* start *

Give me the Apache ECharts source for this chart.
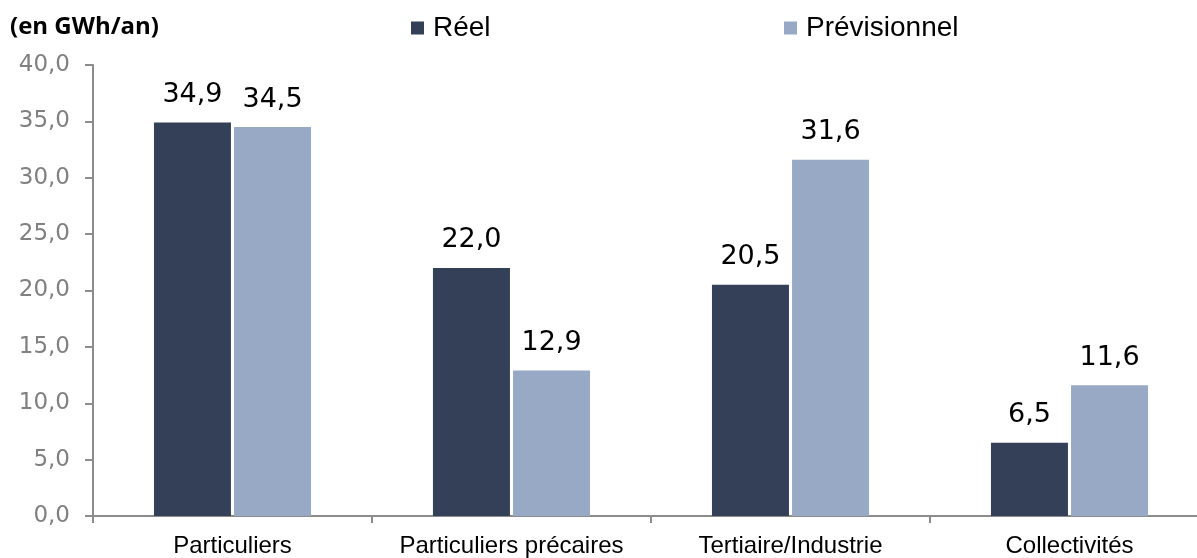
<!DOCTYPE html>
<html>
<head>
<meta charset="utf-8">
<script src="https://cdn.jsdelivr.net/npm/echarts@6/dist/echarts.min.js"></script>
<style>html,body{margin:0;padding:0;background:#fff;overflow:hidden}#c{width:1210px;height:558px}</style>
</head>
<body>
<div id="c"></div>
<script>
const categories = ['Particuliers', 'Particuliers précaires', 'Tertiaire/Industrie', 'Collectivités'];
const reel = [34.9, 22.0, 20.5, 6.5];
const previsionnel = [34.5, 12.9, 31.6, 11.6];
const yTicks = [0, 5, 10, 15, 20, 25, 30, 35, 40];

const fmt = v => v.toFixed(1).replace('.', ',');
const chart = echarts.init(document.getElementById('c'));
chart.setOption({
  animation: false,
  textStyle: { fontFamily: 'Liberation Sans' },
  title: {
    text: '(en GWh/an)', left: 5, top: 10,
    textStyle: { fontFamily: 'Open Sans', fontWeight: 'bold', fontSize: 24, color: '#000' }
  },
  legend: [
    { data: ['Réel'], left: 411, top: 14, itemWidth: 13, itemHeight: 13, padding: 0, icon: 'rect',
      textStyle: { fontSize: 28, color: '#000', padding: [0, 0, 0, 4] } },
    { data: ['Prévisionnel'], left: 784, top: 14, itemWidth: 13, itemHeight: 13, padding: 0, icon: 'rect',
      textStyle: { fontSize: 28, color: '#000', padding: [0, 0, 0, 4] } }
  ],
  grid: { left: 93, right: 1, top: 65, bottom: 41, containLabel: false },
  xAxis: {
    type: 'category', data: categories,
    axisLine: { lineStyle: { color: '#8c8c8c', width: 2 } },
    axisTick: { show: true, length: 7, lineStyle: { color: '#8c8c8c', width: 2 } },
    axisLabel: { fontSize: 24, color: '#000', margin: 18, interval: 0 }
  },
  yAxis: {
    type: 'value', min: 0, max: 40, interval: 5,
    splitLine: { show: false },
    axisLine: { show: true, lineStyle: { color: '#8c8c8c', width: 2 } },
    axisTick: { show: true, length: 8, lineStyle: { color: '#8c8c8c', width: 2 } },
    axisLabel: { fontSize: 23, fontFamily: 'DejaVu Sans', color: '#808080', margin: 23, formatter: v => yTicks.includes(v) ? fmt(v) : '' }
  },
  series: [
    { name: 'Réel', type: 'bar', data: reel, barWidth: 77, barGap: '4%',
      itemStyle: { color: '#334057' },
      label: { show: true, position: 'top', distance: 14, fontSize: 27, fontFamily: 'DejaVu Sans', color: '#000', formatter: p => fmt(p.value) } },
    { name: 'Prévisionnel', type: 'bar', data: previsionnel, barWidth: 77,
      itemStyle: { color: '#98a9c5' },
      label: { show: true, position: 'top', distance: 14, fontSize: 27, fontFamily: 'DejaVu Sans', color: '#000', formatter: p => fmt(p.value) } }
  ]
});
</script>
</body>
</html>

* end *

Pictures excluded, quote all the data above exactly.

Give me the Apache ECharts source for this chart.
<!DOCTYPE html>
<html>
<head>
<meta charset="utf-8">
<script src="https://cdn.jsdelivr.net/npm/echarts@6/dist/echarts.min.js"></script>
<style>html,body{margin:0;padding:0;background:#fff;overflow:hidden}#c{width:1210px;height:558px}</style>
</head>
<body>
<div id="c"></div>
<script>
const categories = ['Particuliers', 'Particuliers précaires', 'Tertiaire/Industrie', 'Collectivités'];
const reel = [34.9, 22.0, 20.5, 6.5];
const previsionnel = [34.5, 12.9, 31.6, 11.6];
const yTicks = [0, 5, 10, 15, 20, 25, 30, 35, 40];

const fmt = v => v.toFixed(1).replace('.', ',');
const chart = echarts.init(document.getElementById('c'));
chart.setOption({
  animation: false,
  textStyle: { fontFamily: 'Liberation Sans' },
  title: {
    text: '(en GWh/an)', left: 5, top: 10,
    textStyle: { fontFamily: 'Open Sans', fontWeight: 'bold', fontSize: 24, color: '#000' }
  },
  legend: [
    { data: ['Réel'], left: 411, top: 14, itemWidth: 13, itemHeight: 13, padding: 0, icon: 'rect',
      textStyle: { fontSize: 28, color: '#000', padding: [0, 0, 0, 4] } },
    { data: ['Prévisionnel'], left: 784, top: 14, itemWidth: 13, itemHeight: 13, padding: 0, icon: 'rect',
      textStyle: { fontSize: 28, color: '#000', padding: [0, 0, 0, 4] } }
  ],
  grid: { left: 93, right: 1, top: 65, bottom: 41, containLabel: false },
  xAxis: {
    type: 'category', data: categories,
    axisLine: { lineStyle: { color: '#8c8c8c', width: 2 } },
    axisTick: { show: true, length: 7, lineStyle: { color: '#8c8c8c', width: 2 } },
    axisLabel: { fontSize: 24, color: '#000', margin: 18, interval: 0 }
  },
  yAxis: {
    type: 'value', min: 0, max: 40, interval: 5,
    splitLine: { show: false },
    axisLine: { show: true, lineStyle: { color: '#8c8c8c', width: 2 } },
    axisTick: { show: true, length: 8, lineStyle: { color: '#8c8c8c', width: 2 } },
    axisLabel: { fontSize: 23, fontFamily: 'DejaVu Sans', color: '#808080', margin: 23, formatter: v => yTicks.includes(v) ? fmt(v) : '' }
  },
  series: [
    { name: 'Réel', type: 'bar', data: reel, barWidth: 77, barGap: '4%',
      itemStyle: { color: '#334057' },
      label: { show: true, position: 'top', distance: 14, fontSize: 27, fontFamily: 'DejaVu Sans', color: '#000', formatter: p => fmt(p.value) } },
    { name: 'Prévisionnel', type: 'bar', data: previsionnel, barWidth: 77,
      itemStyle: { color: '#98a9c5' },
      label: { show: true, position: 'top', distance: 14, fontSize: 27, fontFamily: 'DejaVu Sans', color: '#000', formatter: p => fmt(p.value) } }
  ]
});
</script>
</body>
</html>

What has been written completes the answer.